Oskar nodded to me. “No worries. And there’s this, though Bat said you should probably go at it slowly.” He set one of the cups in front of me, giving the other two to himself and Aler. “That patrol Sir Atelic was leading came back with it. I heard Sir Atelic tell Sir Hagan they found it in an old cache a few days march away, along with the last of the sidhe who ran. He said they found the fox-faces all huddled together next to the cache marker, along with a couple of frozen rabbit carcasses and a little pile of sticks and logs, said it looked like they’d been trying to start a fire and just couldn’t figure out how.”
I picked up the cup, which was warm to the touch, and sniffed at the cloudy amber-colored liquid within. There were unfamiliar spices and notes to the scent I didn’t recognize, but he smell of cider was unmistakable and immediately familiar, enough like the stuff in my father’s old barrel that I felt a sudden wave of homesickness.
“So, that’s it, then?” Aler asked, “He said they got the last of the little bastards?”
“Well, we didn’t get an exact count or anything, but we saw the fox-faces split into four groups as they ran away, and the scouts have found four camps. Unless they had stragglers split off, we’ve caught or found them all, and if they’re freezing to death in groups I somehow doubt a lone survivor would do much better.”
I set down the mug, picked up the carved wooden spoon that was sitting on the side of the trencher, and lifted a little piece of meat from the stew to my mouth. It was only salt mutton, the same thing I’d been eating for a month before the battle, but I found that the gamy strangeness of the meat had grown on me, and my hunger made the taste of the stringy meat slick with its own fat immensely satisfying.

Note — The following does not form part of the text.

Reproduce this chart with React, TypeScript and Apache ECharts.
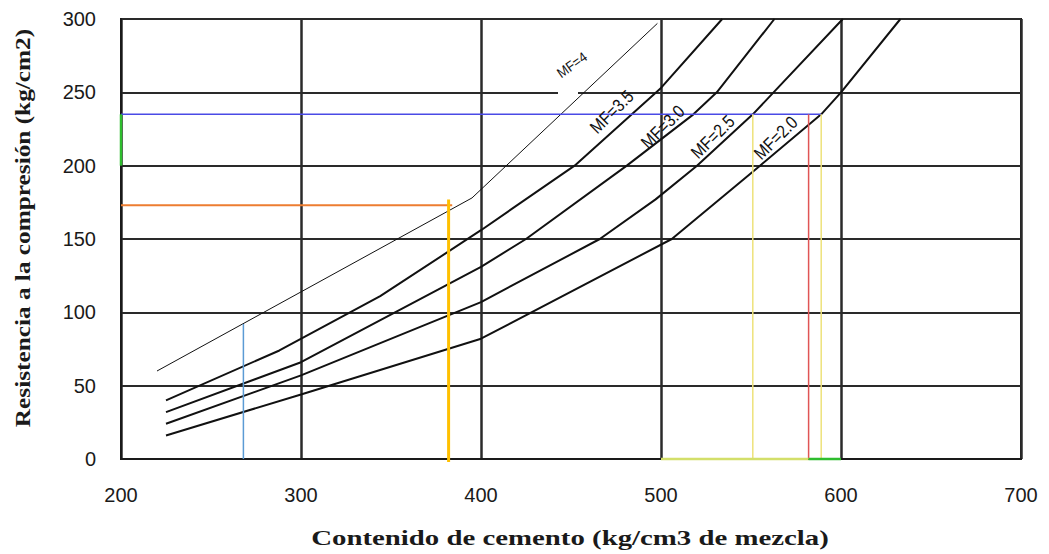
import React, { useEffect, useRef } from "react";
import * as echarts from "echarts";

// Curves: [cement content, compressive strength]
const mf4: number[][] = [[220, 60], [395, 178], [498, 297]];
const mf35: number[][] = [[225, 40], [288, 74], [344, 111], [400, 156], [452, 200], [500, 253], [534, 300]];
const mf30: number[][] = [[225, 32], [300, 66], [400, 131], [425, 150], [481, 200], [518, 235], [531, 250], [563, 300]];
const mf25: number[][] = [[225, 24], [300, 57], [400, 107], [466, 150], [497, 177], [520, 200], [551, 235], [601, 300]];
const mf20: number[][] = [[225, 16], [300, 44], [400, 82], [506, 150], [555, 200], [589, 235], [600, 250], [633, 300]];

// Reading lines
const blueH: number[][] = [[200, 235], [589, 235]];
const yellowV1: number[][] = [[551, 0], [551, 235]];
const yellowV2: number[][] = [[589, 0], [589, 235]];
const redV: number[][] = [[582, 0], [582, 235]];
const orangeH: number[][] = [[200, 173], [384, 173]];
const goldV: number[][] = [[382, -2], [382, 177]];
const blueV: number[][] = [[268, 0], [268, 92]];
const greenLeft: number[][] = [[200, 200], [200, 235]];
const greenBottom: number[][] = [[582, 0], [600, 0]];
const limeBottom: number[][] = [[500, 0], [582, 0]];

const xMin = 200, xMax = 700, xStep = 100;
const yMin = 0, yMax = 300, yStep = 50;

const curveLabels = ["MF=4", "MF=3.5", "MF=3.0", "MF=2.5", "MF=2.0"];

const xTitle = "Contenido de cemento (kg/cm3 de mezcla)";
const yTitle = "Resistencia a la compresión (kg/cm2)";

export default function App() {
  const ref = useRef<HTMLDivElement>(null);
  useEffect(() => {
    document.body.style.margin = "0";
    if (!ref.current) return;
    const chart = echarts.init(ref.current, undefined, { renderer: "svg" });
    const line = (data: number[][], color: string, width: number, z = 3, clip = true) => ({
      type: "line",
      data,
      symbol: "none",
      silent: true,
      clip,
      z,
      lineStyle: { color, width, cap: "butt" },
    });
    const labelFont = "'Liberation Sans', Arial, sans-serif";
    const serif = "'Liberation Serif', 'Times New Roman', serif";
    // x, y, fontSize, rotation
    const labelPos = [
      [572, 65, 14, 0.62],
      [612, 112, 18, 0.78],
      [663, 127, 18, 0.78],
      [713, 137, 18, 0.78],
      [776, 138, 18, 0.78],
    ];
    chart.setOption({
      animation: false,
      grid: {
        left: 121,
        right: 28,
        top: 19,
        bottom: 95,
        show: true,
        borderColor: "#1a1a1a",
        borderWidth: 2,
        backgroundColor: "transparent",
      },
      xAxis: {
        type: "value",
        min: xMin,
        max: xMax,
        interval: xStep,
        axisLine: { show: true, lineStyle: { color: "#1a1a1a", width: 2 } },
        axisTick: { show: false },
        splitLine: { show: true, lineStyle: { color: "#2a2a2a", width: 2.5 } },
        axisLabel: { color: "#1a1a1a", fontSize: 20, fontFamily: labelFont, margin: 26 },
      },
      yAxis: {
        type: "value",
        min: yMin,
        max: yMax,
        interval: yStep,
        axisLine: { show: true, lineStyle: { color: "#1a1a1a", width: 2 } },
        axisTick: { show: false },
        splitLine: { show: true, lineStyle: { color: "#2a2a2a", width: 2 } },
        axisLabel: { color: "#1a1a1a", fontSize: 20, fontFamily: labelFont, margin: 25 },
      },
      series: [
        line(mf4, "#111", 1),
        line(mf35, "#111", 2),
        line(mf30, "#111", 2),
        line(mf25, "#111", 2),
        line(mf20, "#111", 2),
        line(blueH, "#4a4ae6", 1.5, 4),
        line(yellowV1, "#eee27a", 1.5, 4),
        line(yellowV2, "#eee27a", 1.5, 4),
        line(redV, "#e05555", 1.5, 4),
        line(orangeH, "#ed7d31", 2, 4),
        line(goldV, "#ffc000", 3, 5, false),
        line(blueV, "#5b9bd5", 1.5, 4),
        line(greenLeft, "#2ebd2e", 2.5, 5, false),
        line(limeBottom, "#d3df6a", 2.5, 5, false),
        line(greenBottom, "#2ebd2e", 2.5, 5, false),
      ],
      graphic: [
        { type: "rect", shape: { x: 558, y: 89, width: 20, height: 6 }, style: { fill: "#fff" }, z: 1 },
        ...curveLabels.map((t, i) => ({
          type: "text",
          x: labelPos[i][0],
          y: labelPos[i][1],
          rotation: labelPos[i][3],
          scaleX: i === 0 ? 0.92 : 0.86,
          z: 10,
          style: {
            text: t,
            fontSize: labelPos[i][2],
            fontFamily: labelFont,
            fill: "#111",
            align: "center",
            verticalAlign: "middle",
          },
        })),
        {
          type: "text",
          x: 570,
          y: 538,
          scaleX: 1.31,
          style: {
            text: xTitle,
            fontSize: 22,
            fontWeight: "bold",
            fontFamily: serif,
            fill: "#1a1a1a",
            align: "center",
            verticalAlign: "middle",
          },
        },
        {
          type: "text",
          x: 23,
          y: 228,
          rotation: Math.PI / 2,
          scaleX: 1.15,
          style: {
            text: yTitle,
            fontSize: 22,
            fontWeight: "bold",
            fontFamily: serif,
            fill: "#1a1a1a",
            align: "center",
            verticalAlign: "middle",
          },
        },
      ],
    });
    return () => chart.dispose();
  }, []);
  return <div ref={ref} style={{ width: 1049, height: 554 }} />;
}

“And if we’ve caught them all, the Fae won’t have word we’ve taken the pass?”
“That’s what Sir Hagan says. And he said that if the Concord’s magic expert can figure out how to make the summoning plate work, the Fae won’t even know their people are gone. We’ll be safe here as long as we need to be, all winter and beyond if need be.”

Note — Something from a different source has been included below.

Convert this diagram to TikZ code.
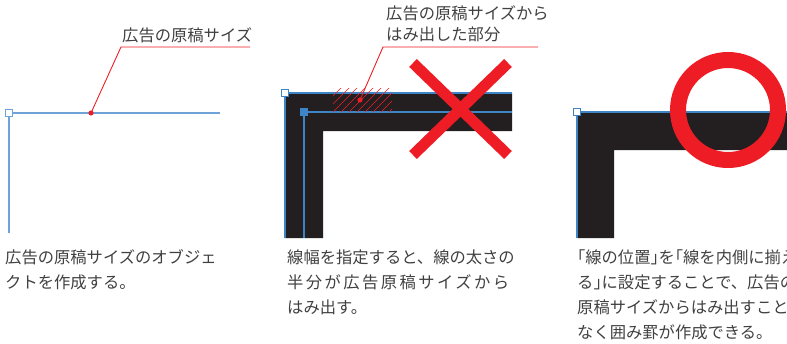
\documentclass[tikz,border=0pt]{standalone}
\usepackage{fontspec}
\setmainfont{Noto Sans CJK JP}
\usepackage{xcolor}
\usepackage{tikz}
\definecolor{markred}{HTML}{EE1C25}
\definecolor{guideblue}{HTML}{3D85C6}
\definecolor{guidelight}{HTML}{6FA3D8}
\definecolor{rulefill}{HTML}{231F20}
\definecolor{captext}{HTML}{404040}
\newcommand{\hw}[1]{{\addfontfeatures{RawFeature=+halt}#1}}

\begin{document}
\begin{tikzpicture}[x=1pt,y=-1pt,
  guide/.style={draw=guideblue, line width=1.2pt},
  lead/.style={draw=markred, line width=0.9pt},
  handle/.style={draw=guideblue, fill=white, line width=1pt, minimum size=6.5pt, inner sep=0pt},
  txt/.style={anchor=base west, inner sep=0pt, text=captext, font=\fontsize{16.3}{25}\selectfont}]
\useasboundingbox (0,0) rectangle (787,343);
\clip (0,0) rectangle (787,343);

% panel 1
\coordinate [] (A1) at (9,113);
\coordinate [] (B1) at (220,113);
\coordinate [] (C1) at (9,233);
\coordinate [] (d1) at (91,113);
\coordinate [] (k1) at (121,47);
\coordinate [] (e1) at (250,47);
\draw[guide, draw=guidelight, line width=1.6pt] (C1) -- (A1) -- (B1);
\node[handle, draw=guidelight] (h1) at (A1) {};
\draw[lead] (d1) -- (k1) -- (e1);
\fill[markred] (d1) circle (2.6pt);
\node[txt] (lab1) at (122,41) {広告の原稿サイズ};
\node[txt] (cap1a) at (5,263) {広告の原稿サイズのオブジェ};
\node[txt] (cap1b) at (5,288) {クトを作成する。};

% panel 2
\fill[rulefill] (285,93) -- (512,93) -- (512,131) -- (323,131) -- (323,238) -- (285,238) -- cycle;
\coordinate [] (A2) at (285,93);
\coordinate [] (I2) at (304,112);
\draw[guide] (285,238) -- (A2) -- (512,93);
\draw[guide] (304,238) -- (I2) -- (512,112);
\begin{scope}
\clip (333,88) rectangle (392,112);
\foreach \k in {0,...,10}
  \draw[lead, line width=0.6pt] (309+\k*8,112) -- ++(26,-26);
\end{scope}
\node[handle] (h2) at (A2) {};
\node[handle, fill=guideblue] (h2i) at (I2) {};
\coordinate [] (d2) at (360,100);
\coordinate [] (k2) at (383,47);
\coordinate [] (e2) at (538,47);
\draw[lead] (d2) -- (k2) -- (e2);
\fill[markred] (d2) circle (2.6pt);
\node[txt] (lab2a) at (386,19) {広告の原稿サイズから};
\node[txt] (lab2b) at (386,40) {はみ出した部分};
\coordinate [] (x1) at (413,63);
\coordinate [] (x2) at (508,155);
\coordinate [] (x3) at (413,155);
\coordinate [] (x4) at (508,63);
\draw[markred, line width=11pt] (x1) -- (x2) (x3) -- (x4);
\node[txt] (cap2a) at (287,263) {線幅を指定すると、線の太さの};
\node[txt, font=\fontsize{16.3}{25}\selectfont\addfontfeatures{LetterSpace=15}] (cap2b) at (287,288) {半分が広告原稿サイズから};
\node[txt] (cap2c) at (287,313) {はみ出す。};

% panel 3
\fill[rulefill] (577,112) -- (787,112) -- (787,150) -- (614,150) -- (614,238) -- (577,238) -- cycle;
\coordinate [] (A3) at (577,112);
\draw[guide] (577,238) -- (A3) -- (787,112);
\node[handle] (h3) at (A3) {};
\draw[markred, line width=16pt] (728,110) circle (50pt);
\node[txt] (cap3a) at (577,263) {\hw{「}線の位置\hw{」}を\hw{「}線を内側に揃える};
\node[txt] (cap3b) at (577,288) {る\hw{」}に設定することで、広告の};
\node[txt] (cap3c) at (577,313) {原稿サイズからはみ出すこと};
\node[txt] (cap3d) at (577,338) {なく囲み罫が作成できる。};
\end{tikzpicture}
\end{document}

“Well, then,” Aler said, “here’s to Sir Hagan!” He lifted his cup above the table, and then nodded to me. “And to Griffonkiller Mason, may he kill a hundred more!”
I rolled my eyes and shook my head at him, but raised my own cup alongside his. “To Cantlay Town and all its sons, here and elsewhere.”
Oskar lifted his cup, as well. “To Kellan, who’s probably back there now, having Merey feed him currants and icing!”
We all chuckled at the image, but then Oskar’s expression grew serious, and in a softer voice he added, “And to Ran, who got his wish and didn’t die in a hole in the ground.”
Aler nodded solemnly. “To Ran.”
“To Ran,” I agreed.
We each drank from our cups. Outside, in the fading afternoon light, I could just make out the first flakes of new snowfall as they drifted past the narrow arrow-slit windows.